Plan ahead to create chemistry
Next, taking a more strategic approach, you can play on the chemistry you’ve cultivated to stand out from other candidates. Deveze recommends working on how to foster a positive “vibe” with your recruiter by limiting any potential for discomfort on the day of the interview. “To build rapport, you need to feel good on the day of the interview, and this requires the right preparation. It’s important to choose comfortable clothes and do some recon so that you’re familiar with the interview’s location. You should also work on your diction, tone of voice, and body language by filming yourself.”By preparing everything in advance, you’ll feel more self-assured on your big day.
According to Deveze, you can also build rapport with your interviewer by observing their body language and micro expressions, and imitating them in a subtle manner. “From one brain to another, there’s a kind of “neural wi-fi” mechanism called the mirror neuron system.
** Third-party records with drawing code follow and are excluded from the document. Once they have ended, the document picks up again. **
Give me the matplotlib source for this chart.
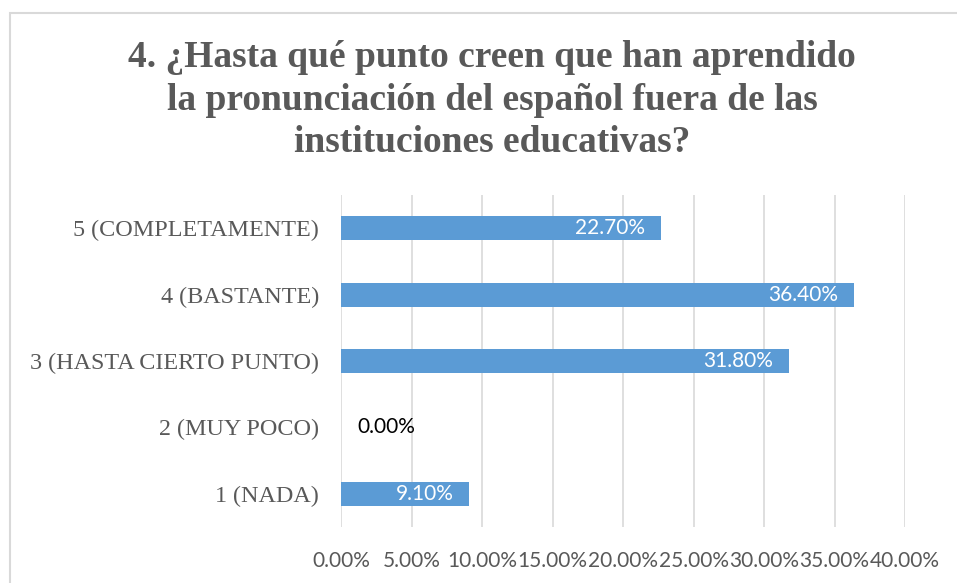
import matplotlib.pyplot as plt
from matplotlib.patches import Rectangle

# data (bottom to top)
categories = ["1 (NADA)", "2 (MUY POCO)", "3 (HASTA CIERTO PUNTO)",
              "4 (BASTANTE)", "5 (COMPLETAMENTE)"]
values = [9.10, 0.00, 31.80, 36.40, 22.70]
xticks = [0, 5, 10, 15, 20, 25, 30, 35, 40]

title = ("4. ¿Hasta qué punto creen que han aprendido\n"
         "la pronunciación del español fuera de las\n"
         "instituciones educativas?")

bar_color = "#5B9BD5"
grid_color = "#D9D9D9"
text_gray = "#595959"

fig = plt.figure(figsize=(9.57, 5.83), dpi=100)
ax = fig.add_axes([341 / 957, 56 / 583, 564 / 957, 332 / 583])

ypos = list(range(len(categories)))
ax.barh(ypos, values, height=0.36, color=bar_color, zorder=2)

ax.set_xlim(0, 40)
ax.set_ylim(-0.5, len(categories) - 0.5)
ax.set_xticks(xticks)
ax.set_xticklabels([f"{t:.2f}%" for t in xticks], family="Lato",
                   fontsize=15, color=text_gray)
ax.set_yticks(ypos)
ax.set_yticklabels(categories, family="Liberation Serif", fontsize=17.4,
                   color=text_gray)
ax.tick_params(axis="x", length=0, pad=17)
ax.tick_params(axis="y", length=0, pad=16)
ax.grid(axis="x", color=grid_color, linewidth=1.2, zorder=0)
for s in ax.spines.values():
    s.set_visible(False)

for y, v in zip(ypos, values):
    if v > 0:
        ax.annotate(f"{v:.2f}%", xy=(v, y), xytext=(-11.5, 0),
                    textcoords="offset points", ha="right", va="center",
                    family="Lato", fontsize=15, color="white", zorder=3)
    else:
        ax.annotate(f"{v:.2f}%", xy=(v, y), xytext=(11.5, 0),
                    textcoords="offset points", ha="left", va="center",
                    family="Lato", fontsize=15, color="black", zorder=3)

fig.text(492 / 957, 1 - 100 / 583, title, ha="center", va="center",
         family="Liberation Serif", fontweight="bold", fontsize=27,
         color=text_gray, linespacing=1.28)

fig.patches.append(Rectangle((10 / 957, -0.1), 1.0, 1.1 - 13 / 583,
                             transform=fig.transFigure, fill=False,
                             edgecolor=grid_color, linewidth=1.5))

fig.savefig("out.png", dpi=100)
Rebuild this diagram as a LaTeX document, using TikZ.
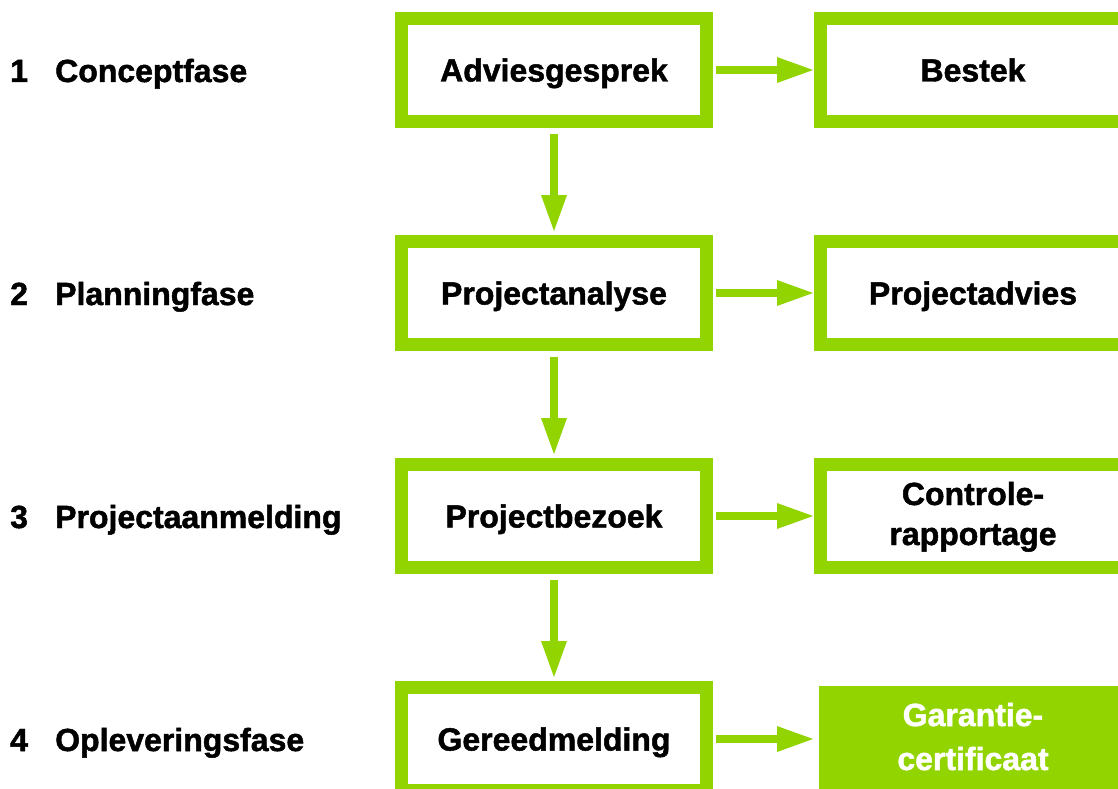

When you’re face-to-face with someone who uses the same gestures as you, your defenses go down. If you’re clever enough to do mental synchronization or brain-tuning, which involves subtly mimicking the recruiter’s gestures, there’s going to be more chemistry at the unconscious level.” For more on how to master this technique without spooking your recruiter, check out this article.
For the perfect ending to your interview, Deveze suggests a simple technique. “Don’t forget to smile! Both positive and negative emotions are naturally contagious. When you smile, you reassure the other person and make them feel happy.”